Let's not help ISIS create chaos
As Rusty Foster would say, the takes are in. Everyone’s got something to say about global terrorism, ISIS, and refugees, and some of it is even worth reading.
If you’re only going to read one longer piece, I recommend this one by Scott Atran and Nafees Hamid. Among other things they quote from The Management of Savagery, a 2004 manifesto by Al-Qaeda in Iraq, which later became ISIS. That document’s points include:
- Attacks should focus on tourist centers—which will respond by increasing security, at great expense.
- Attacks should aim to draw the U.S.—and by extension, its European allies—into deeper, more direct military conflict.
According to Atran and Hamid, the major goal for ISIS here is to create and manage chaos. “The greater the hostility toward Muslims in Europe and the deeper the West becomes involve in military action in the Middle East,” they write, “the closer ISIS comes to its goal.”
Ezra Klein adds that a U.S. ground war would present ISIS with a better means of recruiting people to its chaotic cause: “A chance to fight the infidels in defense of your land is more appealing than a chance to die at the hands of their superior [bombing] technology.”
You could argue that a full-on assault of ISIS is just what we need to do anyway, even if it does play into their horrifying pursuit of violent chaos. Destroy them; destroy their ability to create more chaos. You could even suggest that anyone who doesn’t want to send thousands of American ground troops into Syria and Iraq is just a squishy peacenik, someone to whom nothing ever looks like a nail on account of refusing to wield a hammer in the first place.
Thing is, we’ve been there before. Not just the general place of contemplating a military invasion when we’re terrorized and afraid—we’ve been there, in the geographical area where ISIS is now strong, and quite recently. To say our military occupation didn’t fix things is putting it mildly. We beat some bad guys; others took their place; now, this is happening.
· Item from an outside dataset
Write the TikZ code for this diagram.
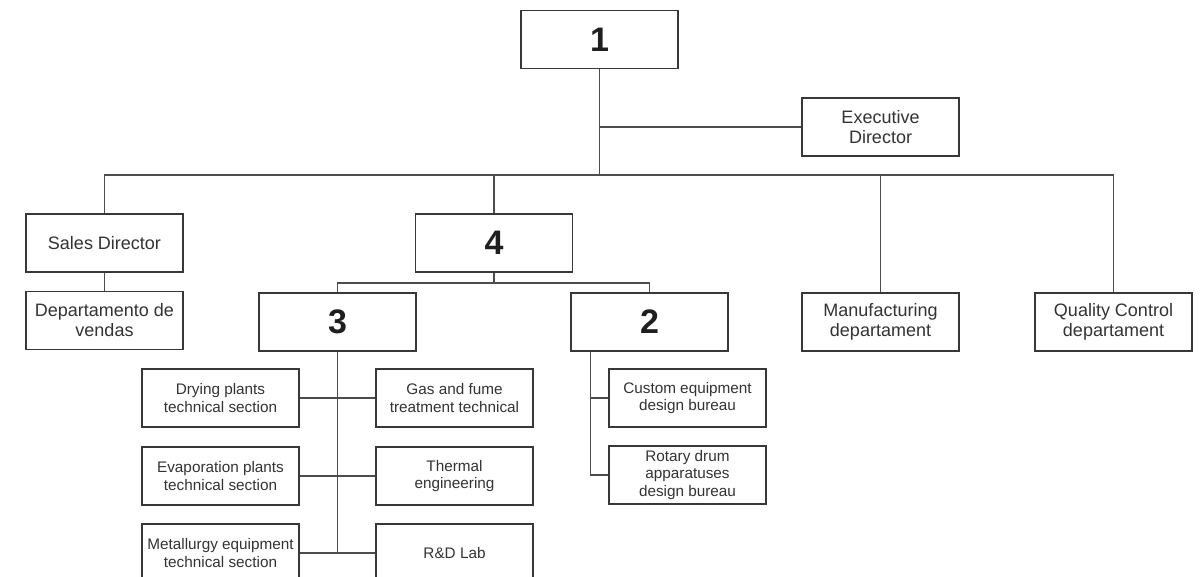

What should we do about ISIS? That’s far from clear—but the burden shouldn’t fall on those of us who are deeply skeptical of getting involved in another land war in the Middle East. It should fall on those who believe that the thing that badly backfired a few years ago will somehow be effective now.
And when a presidential candidate refers to a “clash of civilizations”—to a binary distinction between Islam and the West—there’s no reason to believe that ISIS responds in fear of his resolve. After all, they agree with him. While their ultimate goal is to defeat their enemy, their more immediate project is to eliminate what they have called the “grayzone” between them and their enemy: the notion that Islam can exist as part of pluralistic democracy rather than as one of two global sides squared off against each other in chaotic war.
We can’t beat them by ceding them this point. But with this week’s backlash against Syrian refugees—aka the predominantly Muslim victims of ISIS—we seem awfully eager to try.